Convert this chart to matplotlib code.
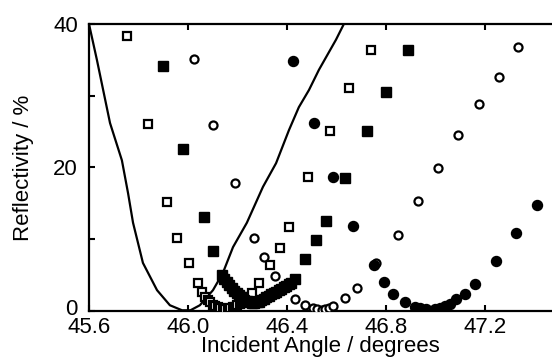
#!/usr/bin/env python3
# -*- coding: utf-8 -*-
# ============================================================================
# Title     : Reflectivity versus incident angle (SPR curves)
# ----------------------------------------------------------------------------
# Description :
#   Plots a simulated reflectivity curve (solid line) and four measured
#   series (open / filled squares and circles) against incident angle.
# ============================================================================

import matplotlib
matplotlib.use("Agg")
import matplotlib.pyplot as plt
from matplotlib.transforms import ScaledTranslation

# -----------------------------------------------------------------------------
# Data
# -----------------------------------------------------------------------------

# solid line
line_x = [45.600, 45.632, 45.685, 45.733, 45.758, 45.778, 45.818,
          45.875, 45.927, 45.976, 46.010, 46.048, 46.101, 46.141, 46.182,
          46.238, 46.303, 46.356, 46.408, 46.448, 46.489, 46.529, 46.598,
          46.630]
line_y = [40.0, 35.0, 26.2, 21.0, 16.4, 12.3, 6.7,
          2.9, 0.8, 0.1, 0.1, 0.8, 2.9, 5.3, 8.9,
          12.3, 17.3, 20.6, 25.2, 28.4, 30.8, 33.6, 37.8,
          40.0]

# open squares
osq_x = [45.754, 45.838, 45.915, 45.956, 46.004, 46.040, 46.057, 46.070,
         46.080, 46.090, 46.100, 46.110, 46.120, 46.130, 46.140, 46.150,
         46.160, 46.170, 46.180, 46.190, 46.200, 46.210, 46.220, 46.230,
         46.240, 46.259, 46.287, 46.331, 46.372, 46.408, 46.485, 46.574,
         46.651, 46.739]
osq_y = [38.3, 26.0, 15.2, 10.2, 6.7, 3.9, 2.6, 2.0,
         1.6, 1.2, 0.9, 0.7, 0.5, 0.4, 0.3, 0.3,
         0.3, 0.4, 0.5, 0.6, 0.8, 1.0, 1.3, 1.6,
         2.0, 2.5, 3.9, 6.4, 8.8, 11.7, 18.7, 25.1,
         31.1, 36.4]

# filled squares
fsq_x = [45.899, 45.980, 46.065, 46.101, 46.137, 46.147, 46.157, 46.167,
         46.177, 46.187, 46.197, 46.207, 46.217, 46.227, 46.237, 46.247,
         46.257, 46.267, 46.277, 46.287, 46.297, 46.307, 46.317, 46.327,
         46.337, 46.347, 46.357, 46.367, 46.377, 46.387, 46.397, 46.407,
         46.416, 46.432, 46.473, 46.517, 46.558, 46.634, 46.723, 46.800,
         46.889]
fsq_y = [34.1, 22.6, 13.1, 8.4, 5.0, 4.5, 4.0, 3.6,
         3.2, 2.8, 2.5, 2.2, 1.9, 1.6, 1.4, 1.2,
         1.1, 1.1, 1.2, 1.3, 1.5, 1.7, 1.9, 2.1,
         2.3, 2.5, 2.7, 2.9, 3.1, 3.3, 3.5, 3.7,
         3.9, 4.5, 7.2, 9.9, 12.5, 18.5, 25.1, 30.5,
         36.4]

# open circles
oci_x = [46.024, 46.101, 46.190, 46.267, 46.307, 46.352, 46.432, 46.473,
         46.505, 46.521, 46.540, 46.554, 46.570, 46.586, 46.634, 46.683,
         46.760, 46.848, 46.929, 47.010, 47.091, 47.176, 47.257, 47.333]
oci_y = [35.1, 25.9, 17.8, 10.2, 7.5, 4.9, 1.7, 0.8,
         0.4, 0.3, 0.2, 0.3, 0.4, 0.7, 1.8, 3.2,
         6.7, 10.6, 15.3, 19.9, 24.5, 28.9, 32.6, 36.8]

# filled circles
fci_x = [46.424, 46.509, 46.586, 46.667, 46.752, 46.792, 46.828, 46.877,
         46.917, 46.937, 46.962, 46.978, 46.998, 47.018, 47.038, 47.059,
         47.083, 47.119, 47.160, 47.244, 47.325, 47.410]
fci_y = [34.8, 26.2, 18.7, 11.8, 6.4, 4.0, 2.4, 1.3,
         0.6, 0.4, 0.3, 0.0, 0.3, 0.4, 0.7, 1.0,
         1.7, 2.4, 3.8, 7.0, 10.9, 14.8]

x_ticks = [45.6, 46.0, 46.4, 46.8, 47.2]
x_tick_labels = ["45.6", "46.0", "46.4", "46.8", "47.2"]
y_ticks = [0, 10, 20, 30, 40]
y_tick_labels = ["0", "", "20", "", "40"]


def main() -> None:
    plt.rcParams["font.family"] = ["Liberation Sans", "DejaVu Sans"]

    fig = plt.figure(figsize=(5.52, 3.58), dpi=100)
    ax = fig.add_axes([0.1612, 0.1313, 0.8388, 0.8017])

    ax.plot(line_x, line_y, color="black", lw=1.6, zorder=2)

    ax.plot(osq_x, osq_y, ls="none", marker="s", ms=6.2, mfc="white",
            mec="black", mew=1.6, zorder=3)
    ax.plot(fsq_x, fsq_y, ls="none", marker="s", ms=7.0, mfc="black",
            mec="black", zorder=3)
    ax.plot(oci_x, oci_y, ls="none", marker="o", ms=5.8, mfc="white",
            mec="black", mew=1.6, zorder=3)
    ax.plot(fci_x, fci_y, ls="none", marker="o", ms=7.2, mfc="black",
            mec="black", zorder=3)

    ax.set_xlim(45.6, 47.471)
    ax.set_ylim(0, 40)

    ax.set_xticks(x_ticks)
    ax.set_xticklabels(x_tick_labels)
    ax.set_yticks(y_ticks)
    ax.set_yticklabels(y_tick_labels)

    ax.tick_params(axis="x", direction="in", top=True, length=4, width=1.5,
                   labelsize=16, pad=4)
    ax.tick_params(axis="y", direction="in", right=False, length=4, width=1.5,
                   labelsize=16, pad=8)

    # lift the "0" label a little so it sits clear of "45.6"
    zero_label = ax.get_yticklabels()[0]
    zero_label.set_transform(zero_label.get_transform()
                             + ScaledTranslation(0, 3 / 72, fig.dpi_scale_trans))

    for side in ["left", "bottom", "top"]:
        ax.spines[side].set_linewidth(1.6)
    ax.spines["right"].set_visible(False)

    ax.set_xlabel("Incident Angle / degrees", fontsize=16, labelpad=-1)
    ax.set_ylabel("Reflectivity / %", fontsize=16, labelpad=14)

    fig.savefig("out.png", dpi=100)


if __name__ == "__main__":
    main()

================

In the lines above, find each one with "matplotlib" and list it.

Exercise solution =
Convert this chart to matplotlib code.
import matplotlib
matplotlib.use("Agg")
import matplotlib.pyplot as plt
from matplotlib.transforms import ScaledTranslation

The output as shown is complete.